* Objective *
From the first line of the data down to and including the line with "import plotly.graph_objects as go", copy everything exactly, leaving out pictures.

* Raw data *

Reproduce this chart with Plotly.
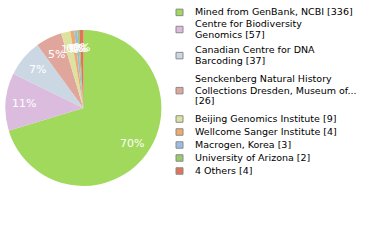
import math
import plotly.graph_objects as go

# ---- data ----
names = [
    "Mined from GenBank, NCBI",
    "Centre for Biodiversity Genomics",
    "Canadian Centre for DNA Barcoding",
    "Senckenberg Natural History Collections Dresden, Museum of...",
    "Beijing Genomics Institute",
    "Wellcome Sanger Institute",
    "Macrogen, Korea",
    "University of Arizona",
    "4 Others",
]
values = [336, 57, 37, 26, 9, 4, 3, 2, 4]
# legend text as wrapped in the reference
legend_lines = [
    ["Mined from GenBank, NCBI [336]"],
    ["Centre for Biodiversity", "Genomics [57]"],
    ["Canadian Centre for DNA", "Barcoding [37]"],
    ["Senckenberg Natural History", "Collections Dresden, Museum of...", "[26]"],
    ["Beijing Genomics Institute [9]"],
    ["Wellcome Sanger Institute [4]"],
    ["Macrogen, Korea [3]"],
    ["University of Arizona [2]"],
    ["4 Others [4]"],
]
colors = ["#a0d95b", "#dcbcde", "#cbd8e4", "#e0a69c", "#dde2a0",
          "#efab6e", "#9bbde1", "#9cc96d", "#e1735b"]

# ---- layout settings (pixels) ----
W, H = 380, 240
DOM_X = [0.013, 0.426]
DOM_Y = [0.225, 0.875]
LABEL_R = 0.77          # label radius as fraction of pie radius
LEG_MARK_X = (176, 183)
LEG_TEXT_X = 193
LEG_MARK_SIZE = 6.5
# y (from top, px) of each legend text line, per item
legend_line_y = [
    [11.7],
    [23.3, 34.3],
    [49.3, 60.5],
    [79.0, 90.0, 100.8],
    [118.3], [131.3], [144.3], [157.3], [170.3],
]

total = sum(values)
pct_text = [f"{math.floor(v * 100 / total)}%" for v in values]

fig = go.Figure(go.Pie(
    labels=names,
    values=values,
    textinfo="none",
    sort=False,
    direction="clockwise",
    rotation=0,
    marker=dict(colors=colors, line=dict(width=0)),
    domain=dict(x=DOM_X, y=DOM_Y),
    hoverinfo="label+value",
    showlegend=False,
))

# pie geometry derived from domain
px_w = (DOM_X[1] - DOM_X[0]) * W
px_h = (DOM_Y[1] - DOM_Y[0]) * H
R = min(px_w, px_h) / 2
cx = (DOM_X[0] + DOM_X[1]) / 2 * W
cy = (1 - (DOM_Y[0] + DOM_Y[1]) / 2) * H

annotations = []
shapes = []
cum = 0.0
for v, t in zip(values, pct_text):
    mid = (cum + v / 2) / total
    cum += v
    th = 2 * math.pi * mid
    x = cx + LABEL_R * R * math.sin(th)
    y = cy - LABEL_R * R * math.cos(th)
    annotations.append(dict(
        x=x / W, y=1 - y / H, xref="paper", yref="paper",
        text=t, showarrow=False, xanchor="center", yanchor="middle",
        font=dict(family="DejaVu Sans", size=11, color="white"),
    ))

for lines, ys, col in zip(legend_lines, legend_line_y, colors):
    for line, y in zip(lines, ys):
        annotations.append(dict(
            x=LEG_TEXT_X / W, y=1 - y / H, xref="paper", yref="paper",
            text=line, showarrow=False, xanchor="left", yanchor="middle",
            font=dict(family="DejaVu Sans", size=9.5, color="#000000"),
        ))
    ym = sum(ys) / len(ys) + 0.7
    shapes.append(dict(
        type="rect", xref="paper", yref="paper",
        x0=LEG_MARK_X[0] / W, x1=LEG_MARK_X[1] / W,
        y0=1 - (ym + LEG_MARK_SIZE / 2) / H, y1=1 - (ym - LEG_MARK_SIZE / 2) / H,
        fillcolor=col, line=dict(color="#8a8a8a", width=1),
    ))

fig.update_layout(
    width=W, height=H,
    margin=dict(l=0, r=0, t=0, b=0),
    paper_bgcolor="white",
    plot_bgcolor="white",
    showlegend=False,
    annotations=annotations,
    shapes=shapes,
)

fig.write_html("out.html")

* Worked solution *
Reproduce this chart with Plotly.
import math
import plotly.graph_objects as go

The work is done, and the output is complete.